Each January, we see a flurry of press reports claiming that the first working Monday of the New Year is the peak day for enquiries to solicitors about divorce proceedings – something often attributed to spending much more time at home with each other than usual during the Christmas and New Year break.
Unsurprisingly, this has led people to speculate that the coronavirus crisis could lead to an increase in divorces, given that couples who may already be experiencing difficulties in their relationships are required to stay at home together for much of the time.
I am considering divorcing
The coronavirus crisis has seen the Stay at Home requirements come into effect at a time when major changes to divorce laws are being considered by Parliament.
As it stands, one party can petition for divorce and must show one of the following to demonstrate that the marriage has broken down irretrievably:
- a) unreasonable behaviour
c) a period of separation in excess of 2 years if both parties agree
d) a period of desertion for 2 years
e) a period of separation in excess of 5 years, where it does not matter if one party objects or not.

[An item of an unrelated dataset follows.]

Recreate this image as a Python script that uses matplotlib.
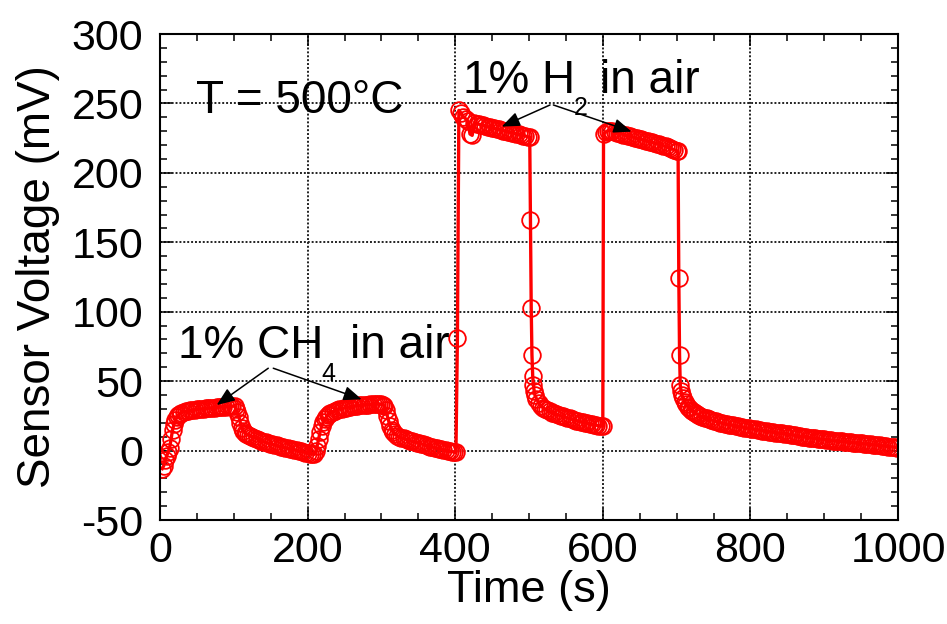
import numpy as np
import matplotlib
matplotlib.use("Agg")
import matplotlib.pyplot as plt
from matplotlib.ticker import MultipleLocator

plt.rcParams["font.family"] = ["Liberation Sans", "DejaVu Sans"]
plt.rcParams["axes.unicode_minus"] = False

# sensor log, split into runs; (start time s, step s, voltages mV)
ch4_rise_1 = (3, 2, [-13, -11, -7, -4, -1, 2, 8, 15, 19, 22, 24, 25.5, 26.5, 27.3])
ch4_hold_1 = (32, 3, [28.0, 28.4, 28.7, 29.0, 29.2, 29.4, 29.6, 29.8, 30.0, 30.2,
                      30.3, 30.5, 30.7, 30.8, 31.0, 31.2, 31.3, 31.5, 31.6, 31.7,
                      31.8, 31.9, 32.0, 32.0])
ch4_fall_1 = (103, 2, [30, 27.5, 24, 20, 16.5, 14.2, 13, 12, 11.3])
ch4_tail_1 = (122, 3, [10.5, 9.8, 9.2, 8.6, 7.8, 7.1, 6.5, 5.9, 5.4, 5.0,
                       4.6, 4.2, 3.8, 3.2, 2.8, 2.4, 2.0, 1.6, 1.2, 0.9,
                       0.5, 0.2, -0.2, -0.6, -1.0, -1.4, -1.8, -2.2, -2.6])
ch4_rise_2 = (209, 2, [-2.7, -0.5, 3.5, 8.5, 13.5, 17.5, 20.3, 22.5, 24, 25.4, 26.4, 27.2])
ch4_hold_2 = (234, 3, [28.0, 28.7, 29.3, 29.8, 30.2, 30.6, 31.0, 31.3, 31.6, 31.9,
                       32.1, 32.3, 32.5, 32.7, 32.8, 33.0, 33.1, 33.2, 33.3, 33.4,
                       33.5, 33.5, 33.6])
ch4_fall_2 = (302, 2, [33, 32, 29, 25, 21, 17.5, 14.8, 13.2, 12.1])
ch4_tail_2 = (321, 3, [10.8, 10.1, 9.4, 8.8, 8.1, 7.5, 7.0, 6.6, 6.2, 5.8,
                       5.4, 4.9, 4.4, 3.9, 3.4, 2.9, 2.5, 2.1, 1.7, 1.3,
                       0.9, 0.5, 0.2, -0.2, -0.5, -0.8, -1.1])

h2_on_1_t = [401, 403]
h2_on_1_v = [-1.3, 81]
h2_hold_1 = (405, 3, [245, 243, 240.5, 239, 237.5, 228, 227, 236, 235.5, 235,
                      234.6, 234.2, 233.8, 233.3, 232.9, 232.5, 232.1, 231.7, 231.3, 230.9,
                      230.5, 230.1, 229.7, 229.3, 228.9, 228.5, 228.1, 227.7, 227.3, 226.9,
                      226.5, 226.1, 225.6])
h2_off_1_t = [502, 503, 504, 505, 506, 507, 508]
h2_off_1_v = [166, 103, 69, 54, 47, 43, 40]
h2_tail_1 = (510, 3, [37.5, 34.5, 32.3, 30.8, 29.8, 29.0, 28.2, 27.4, 26.8, 26.2,
                      25.6, 25.1, 24.6, 24.1, 23.6, 23.1, 22.6, 22.1, 21.6, 21.2,
                      20.8, 20.4, 20.0, 19.6, 19.3, 18.9, 18.6, 18.3, 18.0, 17.7,
                      17.4])
h2_on_2_t = [601]
h2_on_2_v = [228]
h2_hold_2 = (604, 3, [229.5, 230.3, 230.5, 230.2, 229.6, 229.0, 228.5, 228.1, 227.6, 227.1,
                      226.7, 226.3, 225.9, 225.4, 224.9, 224.5, 224.2, 223.8, 223.3, 222.9,
                      222.5, 222.0, 221.5, 221.1, 220.7, 220.2, 219.6, 219.0, 218.4, 217.8,
                      217.2, 216.6, 216.0])
h2_off_2_t = [702, 703, 704, 705, 706, 707]
h2_off_2_v = [215.5, 124, 69, 47, 43, 40]
h2_fall_2 = (709, 2, [38, 35.2, 33.2, 31.7, 30.5, 29.5, 28.6, 27.8, 27.0, 26.4, 25.8])
h2_tail_2 = (732, 3, [25.0, 24.3, 23.7, 23.2, 22.7, 22.1, 21.5, 21.0, 20.6, 20.1,
                      19.7, 19.3, 19.0, 18.7, 18.4, 18.1, 17.8, 17.5, 17.2, 16.9,
                      16.6, 16.3, 16.0, 15.7, 15.5, 15.2, 15.0, 14.7, 14.4, 14.1,
                      13.9, 13.6, 13.4, 13.2, 13.0, 12.7, 12.5, 12.3, 12.1, 11.9,
                      11.6, 11.4, 11.2, 10.9, 10.6, 10.3, 10.0, 9.8, 9.6, 9.4,
                      9.1, 8.9, 8.7, 8.5, 8.3, 8.2, 8.0, 7.8, 7.6, 7.4,
                      7.2, 7.0, 6.9, 6.7, 6.6, 6.4, 6.2, 6.0, 5.9, 5.7,
                      5.6, 5.4, 5.3, 5.1, 4.9, 4.8, 4.6, 4.4, 4.2, 4.1,
                      3.9, 3.7, 3.5, 3.3, 3.1, 2.9, 2.8, 2.6, 2.4, 2.2])


def run(seg):
    t0, dt, v = seg
    return t0 + dt * np.arange(len(v)), np.asarray(v, float)


pieces = [run(ch4_rise_1), run(ch4_hold_1), run(ch4_fall_1), run(ch4_tail_1),
          run(ch4_rise_2), run(ch4_hold_2), run(ch4_fall_2), run(ch4_tail_2),
          (np.array(h2_on_1_t), np.array(h2_on_1_v)), run(h2_hold_1),
          (np.array(h2_off_1_t), np.array(h2_off_1_v)), run(h2_tail_1),
          (np.array(h2_on_2_t), np.array(h2_on_2_v)), run(h2_hold_2),
          (np.array(h2_off_2_t), np.array(h2_off_2_v)), run(h2_fall_2), run(h2_tail_2)]
time = np.concatenate([p[0] for p in pieces])
volt = np.concatenate([p[1] for p in pieces])

fig = plt.figure(figsize=(9.47, 6.24), dpi=100)
ax = fig.add_axes([160 / 947, 104 / 624, 738 / 947, 486 / 624])

ax.plot(time, volt, "-o", color="red", lw=2.4, ms=12, mfc="none", mec="red", mew=1.3)

ax.set_xlim(0, 1000)
ax.set_ylim(-50, 300)
ax.xaxis.set_major_locator(MultipleLocator(200))
ax.xaxis.set_minor_locator(MultipleLocator(50))
ax.yaxis.set_major_locator(MultipleLocator(50))
ax.yaxis.set_minor_locator(MultipleLocator(10))
ax.tick_params(which="both", direction="in", top=True, right=True, width=1.1)
ax.tick_params(which="major", length=8.5, labelsize=31)
ax.tick_params(which="minor", length=5)
ax.tick_params(axis="x", pad=8)
ax.tick_params(axis="y", pad=12)
for s in ax.spines.values():
    s.set_linewidth(1.5)
ax.grid(True, which="major", color="#222222", lw=1.4, ls=(0, (1, 1)))
ax.set_axisbelow(True)

ax.set_xlabel("Time (s)", fontsize=32.5, labelpad=-1)
ax.set_ylabel("Sensor Voltage (mV)", fontsize=33, labelpad=8)

ax.text(48.8, 243.1, "T = 500°C", fontsize=33, va="baseline")

# gas labels, subscripts placed by hand
ax.text(411.2, 257.3, "1% H", fontsize=33, va="baseline")
ax.text(561, 241.7, "2", fontsize=18, va="baseline")
ax.text(596.2, 257.3, "in air", fontsize=33, va="baseline")

ax.text(24.4, 66.5, "1% CH", fontsize=33, va="baseline")
ax.text(218, 50.4, "4", fontsize=18, va="baseline")
ax.text(257.5, 66.5, "in air", fontsize=33, va="baseline")

arrow = dict(arrowstyle="-|>,head_length=0.55,head_width=0.22", color="black", lw=1.1,
             mutation_scale=20, shrinkA=0, shrinkB=0)
ax.annotate("", xy=(76.8, 32.8), xytext=(146.7, 59.3), arrowprops=arrow)
ax.annotate("", xy=(273.3, 36.9), xytext=(153.5, 59.3), arrowprops=arrow)
ax.annotate("", xy=(463, 233.3), xytext=(528.5, 248.9), arrowprops=arrow)
ax.annotate("", xy=(639, 229.7), xytext=(533, 248.9), arrowprops=arrow)

fig.savefig("out.png", dpi=100)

The new law is expected to remove the requirement to give reasons and will only require the applicant to confirm that the marriage has broken down irretrievably – a measure known as ‘no-fault divorce’.

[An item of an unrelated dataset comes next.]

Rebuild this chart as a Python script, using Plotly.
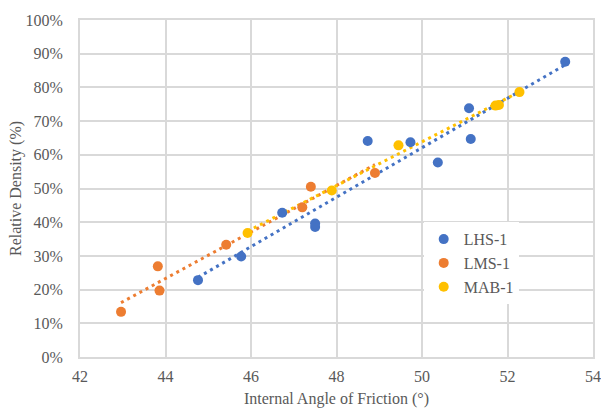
import numpy as np
import plotly.graph_objects as go

lhs_x = [44.76, 45.77, 46.73, 47.5, 47.5, 48.73, 49.73, 50.37, 51.1, 51.14, 53.35]
lhs_y = [22.8, 29.8, 42.8, 38.6, 39.6, 64.1, 63.7, 57.7, 73.8, 64.7, 87.6]
lms_x = [42.96, 43.82, 43.86, 45.42, 47.2, 47.4, 48.9]
lms_y = [13.4, 26.9, 19.7, 33.3, 44.4, 50.5, 54.6]
mab_x = [45.92, 47.89, 49.45, 51.72, 51.8, 52.28]
mab_y = [36.8, 49.4, 62.8, 74.6, 74.8, 78.6]

series = [("LHS-1", lhs_x, lhs_y, "#4472C4"),
          ("LMS-1", lms_x, lms_y, "#ED7D31"),
          ("MAB-1", mab_x, mab_y, "#FFC000")]

fig = go.Figure()
# trendlines (linear regression, dotted)
for name, xs, ys, c in series:
    m, b = np.polyfit(xs, ys, 1)
    tx = np.array([min(xs), max(xs)])
    fig.add_trace(go.Scatter(x=tx, y=(m * tx + b) / 100, mode="lines",
                             line=dict(color=c, width=3, dash="3px,4px"),
                             showlegend=False, hoverinfo="skip"))
for name, xs, ys, c in series:
    fig.add_trace(go.Scatter(x=xs, y=np.array(ys) / 100, mode="markers", name=name,
                             marker=dict(color=c, size=10)))

grid = "#d9d9d9"
serif = "Times New Roman, Liberation Serif, DejaVu Serif, serif"
fig.update_layout(
    width=601, height=408,
    margin=dict(l=80, r=8, t=20, b=51, autoexpand=False),
    paper_bgcolor="white", plot_bgcolor="white",
    font=dict(family=serif, size=16, color="#595959"),
    legend=dict(x=0.67, y=0.40, xanchor="left", yanchor="top",
                bgcolor="white", font=dict(family=serif, size=16, color="#595959"),
                itemwidth=30, tracegroupgap=0),
    xaxis=dict(range=[42, 54], dtick=2, showgrid=True, gridcolor=grid, gridwidth=2,
               showline=True, linecolor=grid, linewidth=2, mirror=True, zeroline=False,
               ticks="", ticklabelstandoff=4, automargin=False,
               tickfont=dict(family=serif, size=16),
               title=dict(text="Internal Angle of Friction (°)", standoff=13,
                          font=dict(family=serif, size=16))),
    yaxis=dict(range=[0, 1], dtick=0.1, tickformat=".0%", showgrid=True, gridcolor=grid,
               gridwidth=2, showline=True, linecolor=grid, linewidth=2, mirror=True,
               zeroline=False, ticks="", ticklabelstandoff=12, automargin=False,
               tickfont=dict(family=serif, size=16),
               title=dict(text="Relative Density (%)", standoff=0,
                          font=dict(family=serif, size=16))),
)
fig.write_html("out.html")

It had been expected that this change would come into effect this year. However, the change may be delayed by the impact of coronavirus. The new law may mean that the requirement for two year’s separation has no effect if it comes into force sooner than two years’ from now, as seems likely.
I am living with a partner I wish to divorce
If you are having to follow Stay at Home advice in the same home as your spouse, you should seek opportunities for time apart, whether in different rooms or one of you spending time in the garden.
It is also important to try, as far as possible, not to say things that you regret in the heat of the moment, while confined together.